Searching

2D and 3D coordinates

By default, compounds are returned with 2D coordinates. Use the record_type keyword argument to specify otherwise:

pcp.get_compounds('Aspirin', 'name', record_type='3d')

Advanced search types

By default, requests look for an exact match with the input. Alternatively, you can specify substructure, superstructure, similarity and identity searches using the searchtype keyword argument:

pcp.get_compounds('CC', searchtype='superstructure', listkey_count=3)

The listkey_count and listkey_start arguments can be used for pagination. Each searchtype has its own options that can be specified as keyword arguments. For example, similarity searches have a Threshold, and super/substructure searches have MatchIsotopes. A full list of options is available in the PUG REST Specification.

Note: These types of search are slow.

Getting a full results list for common compound names

For some very common names, PubChem maintains a filtered whitelist of human-chosen CIDs with the intention of reducing confusion about which is the ‘right’ result. In the past, a search for Glucose would return four different results, each with different stereochemistry information.
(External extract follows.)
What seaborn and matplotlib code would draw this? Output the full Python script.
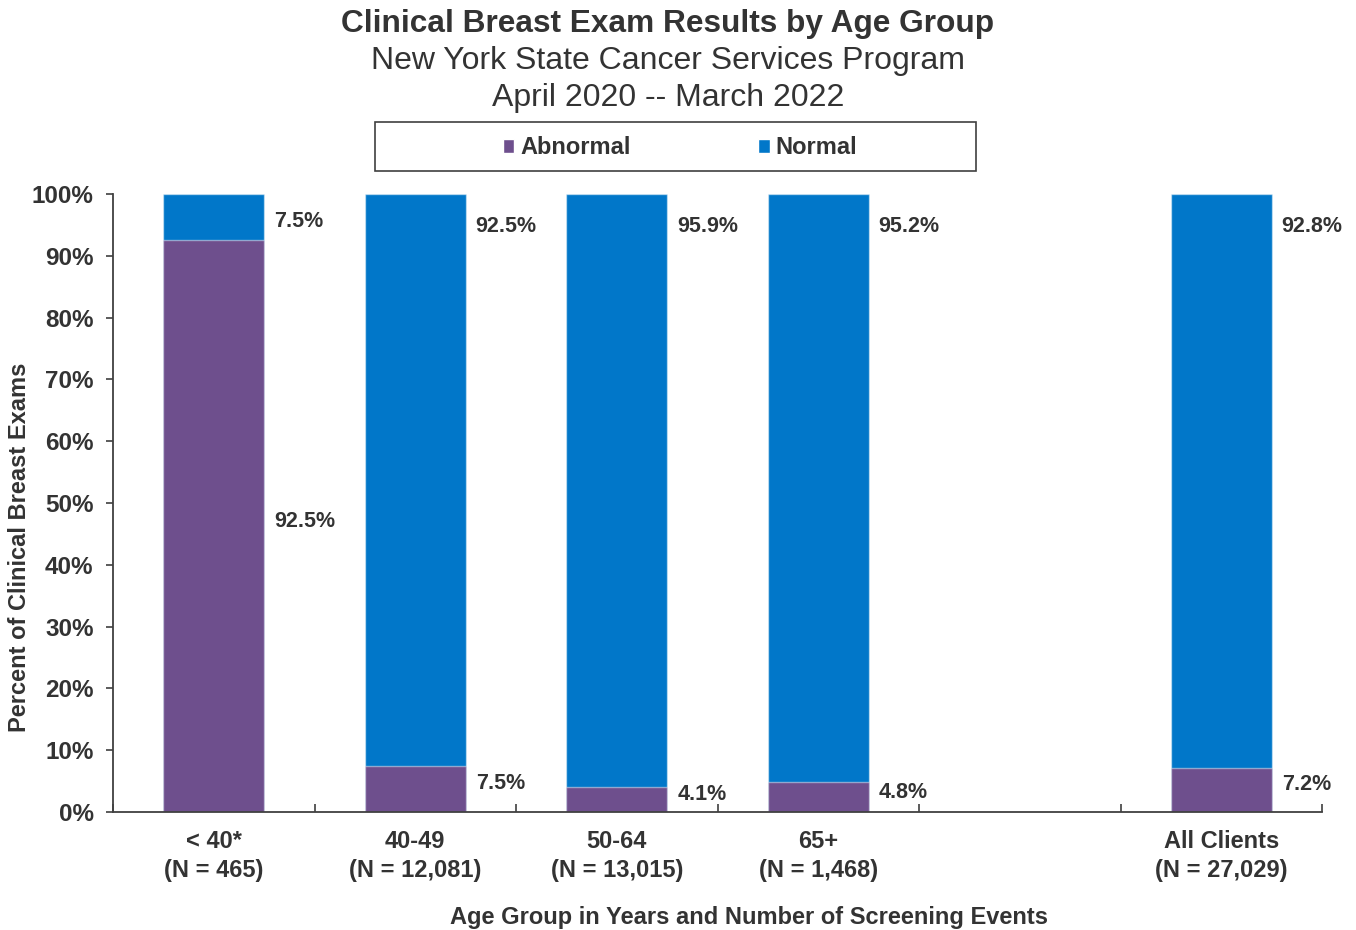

But now, a single result is returned, which has been chosen as ‘correct’ by the PubChem team.

Unfortunately it isn’t directly possible to return to the previous behaviour, but there is a straightforward workaround: Search for Substances with that name (which are completely unfiltered) and then get the compounds that are derived from those substances.

There area a few different ways you can do this using PubChemPy, but the easiest is probably using the get_cids function:

>>> pcp.get_cids('2-nonenal', 'name', 'substance', list_return='flat')
[17166, 5283335, 5354833]

This searches the substance database for ‘2-nonenal’, and gets the CID for the compound associated with each substance. By default, this returns a mapping between each SID and CID, but the list_return='flat' parameter flattens this into just a single list of unique CIDs.

You can then use Compound.from_cid to get the full Compound record, equivalent to what is returned by get_compounds:

>>> cids = pcp.get_cids('2-nonenal', 'name', 'substance', list_return='flat')
>>> [pcp.Compound.from_cid(cid) for cid in cids]
[Compound(17166), Compound(5283335), Compound(5354833)]